Nihilism is by no means a rejection of happiness; but it is, perhaps, pure happiness and ecstasy through perfect freedom from trite, man-made and imposed meanings, values, principles and subjects of thought. Perhaps only a true nihilist can be truly happy. When morality and meaning and value and perhaps even existence itself are of questionable significance and consequence and certainty, then and only then can one take joy and pleasure in those activities and actions which in turn release those chemicals that make one happy. In an especially Nietzschean approach to this idea of happiness (as a pure egoist), if one only allows for -and only recognizes- the value of "self", then only that "self" may strive for and ultimately achieve a realized happiness.
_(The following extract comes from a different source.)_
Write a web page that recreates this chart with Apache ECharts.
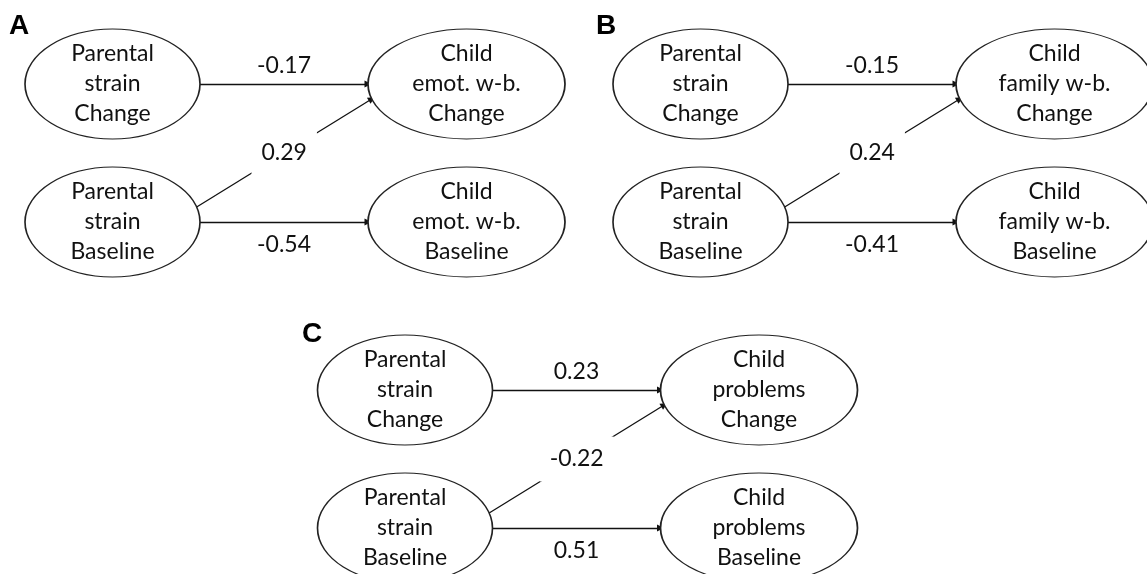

In a less-than-nihilistic way, Nietzsche allowed for everything, by allowing the self to (conceivably idyllically) strive for only non-earthly and metaphysical things and ideals. But this is one of the many basic contradictions of both Nietzschean and nihilistic thought, as they continue to strive for this "higher" value and truth (as they are truly the only worthy of striving for), but all the while rejecting the idea that they exist. So are these lofty goals the secret to Nietzschean happiness? Nihilistic happiness? Are these a means to an end or an end unto themselves, as it pertains to finding happiness?